Tak ingin anakku berlarut dalam kesedihannya, kami putuskan untuk memberinya adik lagi. Tuhan mengabulkannya, dan aku pun melahirkan anak keempatku. Iko, begitu aku menamainya, adalah anak istimewa. Entah mengapa, Tuhan suka sekali menghadiahiku bingkisan istimewa dari surga. Setelah dua kali kehilangan janin dan bayiku, sekarang aku harus menerima kenyataan bahwa Iko juga harus melewati masa sulitnya. Di usia dua bulan, terdeteksi ada cairan masuk ke dalam otaknya. Hal ini membuatnya harus dioperasi. Syukurlah,  operasinya berjalan lancar dan Iko bertumbuh besar sampai sekarang. Namun efek dari sakitnya itu, pertumbuhannya sedikit terhambat. Iko harus menjalani fisioterapi dua kali seminggu, untuk membantunya mencapai tahap perkembangan yang sempurna. Aku mendampinginya setiap saat, memastikan Iko mendapatkan yang terbaik.

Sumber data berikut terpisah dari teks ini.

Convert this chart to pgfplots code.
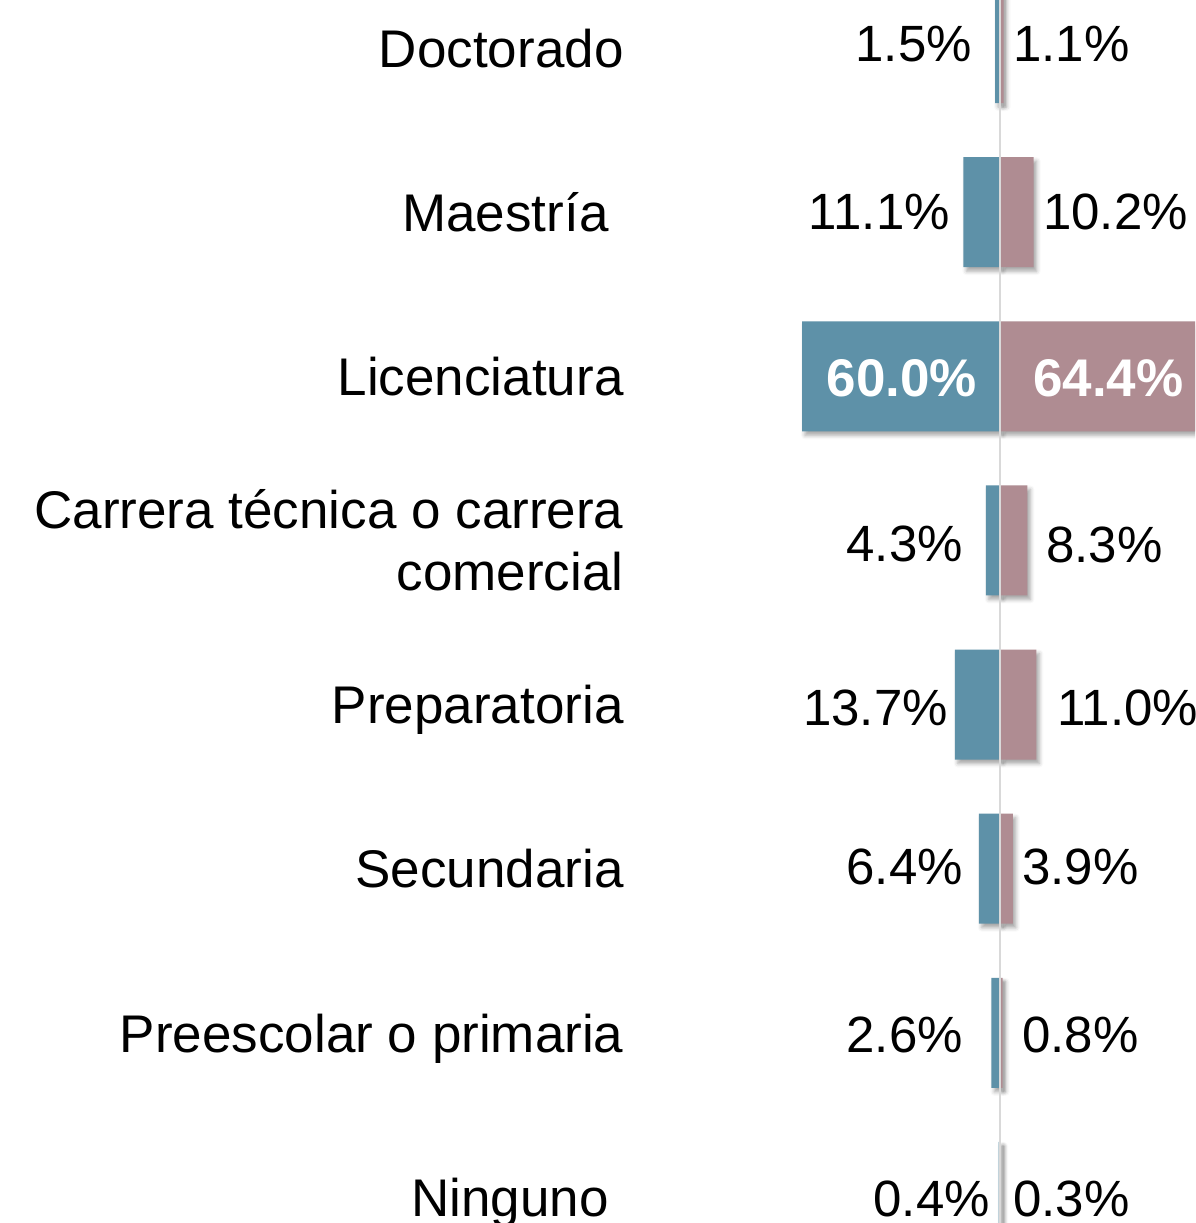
\documentclass[border=0pt]{standalone}
\usepackage{pgfplots}
\pgfplotsset{compat=1.18}
\usepackage{pgfplotstable}
\usepackage{fontspec}
\setmainfont{Liberation Sans}
\usetikzlibrary{shadows.blur}
\definecolor{barblue}{RGB}{94,145,168}
\definecolor{barpink}{RGB}{175,140,146}
\definecolor{midline}{RGB}{217,217,217}

\pgfplotstableread{
y left right
7 -1.5 1.1
6 -11.1 10.2
5 -60.0 64.4
4 -4.3 8.3
3 -13.7 11.0
2 -6.4 3.9
1 -2.6 0.8
0 -0.4 0.3
}\data

\begin{document}
\begin{tikzpicture}[x=1pt,y=1pt]
\useasboundingbox (0,0) rectangle (1195,1223);
\begin{axis}[
  at={(640pt,0pt)}, anchor=south west, scale only axis,
  width=555pt, height=1223pt,
  xmin=-109.09, xmax=59.09, ymin=-0.1584, ymax=7.2924,
  xbar, bar shift=0pt, bar width=110pt,
  axis line style={draw=none}, tick style={draw=none}, xtick=\empty,
  ytick={0,1,2,3,4,5,6,7},
  yticklabels={Ninguno\kern15pt, Preescolar o primaria, Secundaria, Preparatoria, {Carrera técnica o carrera\\comercial}, Licenciatura, Maestría\kern15pt, Doctorado},
  yticklabel style={font=\fontsize{53}{62}\selectfont, align=right, anchor=east, text depth=0pt, inner sep=0pt, xshift=-12pt},
]
\addplot[fill=barblue, draw=none, blur shadow={shadow xshift=3pt, shadow yshift=-4pt, shadow blur radius=4pt, shadow opacity=35}] table[x=left,y=y]{\data};
\addplot[fill=barpink, draw=none, blur shadow={shadow xshift=3pt, shadow yshift=-4pt, shadow blur radius=4pt, shadow opacity=35}] table[x=right,y=y]{\data};
\draw[midline, line width=1.5pt] (axis cs:0,-0.3) -- (axis cs:0,7.4);
\end{axis}
\begin{scope}[every node/.style={inner sep=0pt, font=\fontsize{51}{60}\selectfont}]
\node[anchor=base east] at (972,1161) {1.5\%};
\node[anchor=base east] at (950,993) {11.1\%};
\node[anchor=base east, text=white, font=\fontsize{53}{60}\selectfont\bfseries] at (977,826) {60.0\%};
\node[anchor=base east] at (963,661) {4.3\%};
\node[anchor=base east] at (948,497) {13.7\%};
\node[anchor=base east] at (963,338) {6.4\%};
\node[anchor=base east] at (963,170) {2.6\%};
\node[anchor=base east] at (990,6) {0.4\%};
\node[anchor=base west] at (1013,1161) {1.1\%};
\node[anchor=base west] at (1043,993) {10.2\%};
\node[anchor=base west, text=white, font=\fontsize{53}{60}\selectfont\bfseries] at (1033,826) {64.4\%};
\node[anchor=base west] at (1046,660) {8.3\%};
\node[anchor=base west] at (1057,497) {11.0\%};
\node[anchor=base west] at (1022,338) {3.9\%};
\node[anchor=base west] at (1022,170) {0.8\%};
\node[anchor=base west] at (1013,6) {0.3\%};
\end{scope}
\end{tikzpicture}
\end{document}
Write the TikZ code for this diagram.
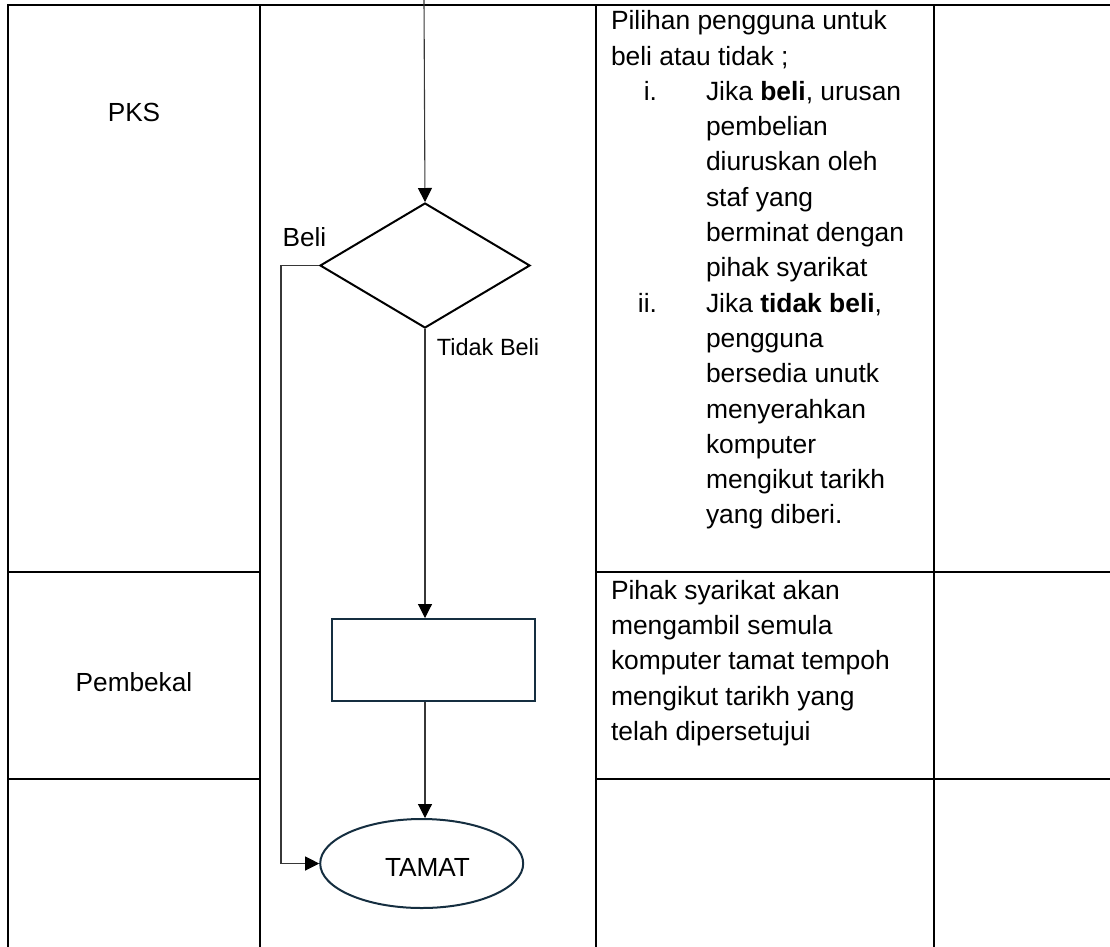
\documentclass[tikz,border=0pt]{standalone}
\usepackage{fontspec}
\setmainfont{Liberation Sans}
\usetikzlibrary{shapes.geometric,arrows.meta}
\definecolor{navy}{RGB}{21,46,64}
\definecolor{connc}{RGB}{55,55,55}
\newcommand{\numitem}[1]{\makebox[46pt][r]{#1}\hspace*{49pt}}
\newcommand{\lineind}{\hspace*{95pt}}
\begin{document}
\begin{tikzpicture}[x=1pt,y=-1pt,
  grid/.style={line width=2pt, draw=black},
  conn/.style={line width=1.1pt, draw=connc, -{Triangle[length=14pt,width=14pt,color=black]}},
  desc/.style={inner sep=0pt, outer sep=0pt, align=left, font=\fontsize{26.4}{35.3}\selectfont},
  lbl/.style={inner sep=0pt, font=\fontsize{26.2}{31}\selectfont},
  lblsmall/.style={inner sep=0pt, font=\fontsize{23.5}{28}\selectfont},
  decision/.style={diamond, draw=black, line width=2pt, minimum width=210pt, minimum height=125pt, inner sep=0pt},
  process/.style={rectangle, draw=navy, line width=2pt, minimum width=203pt, minimum height=82pt, inner sep=0pt},
  terminal/.style={ellipse, draw=navy, line width=2pt, minimum width=203pt, minimum height=89pt, inner sep=0pt,
    font=\fontsize{26.2}{31}\selectfont, text height=26.4pt, text depth=0pt}
]
\useasboundingbox (0,0) rectangle (1110,946);

% table grid
\draw[grid] (7.7,952) -- (7.7,4.7) -- (1116,4.7);
\draw[grid] (260,4.7) -- (260,952);
\draw[grid] (595.7,4.7) -- (595.7,952);
\draw[grid] (933.7,4.7) -- (933.7,952);
\draw[grid] (7.7,571.5) -- (260,571.5);
\draw[grid] (595.7,571.5) -- (1116,571.5);
\draw[grid] (7.7,779) -- (260,779);
\draw[grid] (595.7,779) -- (1116,779);

% lane labels
\node[lbl, anchor=base] (pks) at (134,121.5) {PKS};
\node[lbl, anchor=base] (pembekal) at (134,691) {Pembekal};

% flowchart
\node[decision] (dia) at (425,265.5) {};
\node[process] (box) at (433.5,660) {};
\node[terminal] (end) at (421.7,863.5) {\hspace*{11.6pt}TAMAT};

\coordinate (src) at (424,0);
\draw[conn] (src) -- (dia.north);
\draw[conn] (dia.south) -- (dia.south |- box.north);
\draw[conn] (box.south -| dia.south) -- (dia.south |- end.north);
\draw[conn] (dia.west) -- ++(-38,0) |- (end.west);

\node[lbl, anchor=base west] (beli) at (282.4,246.7) {Beli};
\node[lblsmall, anchor=base west] (tidak) at (436.7,355.7) {Tidak Beli};

% descriptions
\node[desc, anchor=north west] (d1) at (611,10.6) {Pilihan pengguna untuk\\
beli atau tidak ;\\
\numitem{i.}Jika \textbf{beli}, urusan\\
\lineind pembelian\\
\lineind diuruskan oleh\\
\lineind staf yang\\
\lineind berminat dengan\\
\lineind pihak syarikat\\
\numitem{ii.}Jika \textbf{tidak beli},\\
\lineind pengguna\\
\lineind bersedia unutk\\
\lineind menyerahkan\\
\lineind komputer\\
\lineind mengikut tarikh\\
\lineind yang diberi.};

\node[desc, anchor=north west] (d2) at (611,580.1) {Pihak syarikat akan\\
mengambil semula\\
komputer tamat tempoh\\
mengikut tarikh yang\\
telah dipersetujui};
\end{tikzpicture}
\end{document}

Sebagai ibu, aku harus kuat. Berbagai tantangan yang kuhadapi ini adalah pelajaran yang sangat berharga. Semua itu menjadikanku semakin kuat dari hari ke hari. Di usiaku yang belum lagi kepala empat ini, aku telah mempelajari banyak hal. Lewat anak-anak spesial yang Tuhan titipkan, aku belajar bagaimana menjadi kuat, sabar, dan berharap hanya kepada-Nya. Aku tahu, Dia tak pernah memberikan ujian yang lebih berat dibandingkan kekuatanku.

Aku beruntung memiliki suami, orangtua, sahabat dan banyak orang yang mencintai dan mendukungku. Lewat mereka, aku merasakan penyertaan Tuhan. Sekarang, aku menjalani hidupku dengan sukacita. Mendampingi kedua putraku, melihat mereka tumbuh dan berkembang.

Aku tahu, di depan sana masih banyak pelajaran hidup yang menanti untuk kupetik. Satu hal kupercaya, Tuhan ada di sana. Menantiku dengan senyuman dan kasih yang tak terbatas. Karenanya, aku pasti mampu melewati semua. Kalau Dia membantuku melewati semua ini, Dia PASTI akan membantuku melewati apapun yang ada di depan nanti.

 

Maka ciumlah aku, Manisku, dan biarkan kita berpisah.

Dan ketika aku terlalu tua untuk bermimpi,

ciuman itu akan hidup dalam hatiku.

-Phyllis Volkens-

  


 

Ini adalah sebuah memoar yang saya tuliskan berdasarkan true story dari seorang sahabat lama, dan telah diterbitkan dalam buku antologi berjudul “Mengetuk Pintu Langit” oleh Penerbit Bitread. Tentu saja, tulisan ini sudah mendapatkan persetujuan dari sahabat saya tersebut.

Saat menulis memoar ini, perasaan saya campur aduk. Dari sedih, terharu, gugup, sekaligus bahagia melihat ending yang indah bagi sahabat saya ini. Kepergian ananda memang tak pernah bisa digantikan dengan apapun. Tapi satu hal yang pasti, bahwa Tuhan selalu berikan yang terbaik bagi umat-Nya yang berserah dan ikhlas menjalani lakon hidupnya. 

Saat ini, sahabat saya telah memiliki seorang putri yang cantik, sebagai anak kelimanya. Iko, putra keempatnya, juga sudah tumbuh sehat dan ceria, sekarang duduk di bangku SD. 

Kita tak pernah bisa memilih cerita apa yang akan kita lakoni esok hari. Tapi apapun itu, sudah selayaknya kita menghidupi setiap hari, setiap kisah dan alurnya yang kadang tidak tertebak itu, dengan cara yang terbaik. 

Selamat jalan, Detia sayang, kami percaya kau sudah bahagia di surga sana. Mama, Papa, Kakak Rafel, Kakak Iko, dan Dedek bayi selalu merindukanmu. Kami semua selalu mendoakanmu dari sini. Sampai jumpa lagi di keabadian!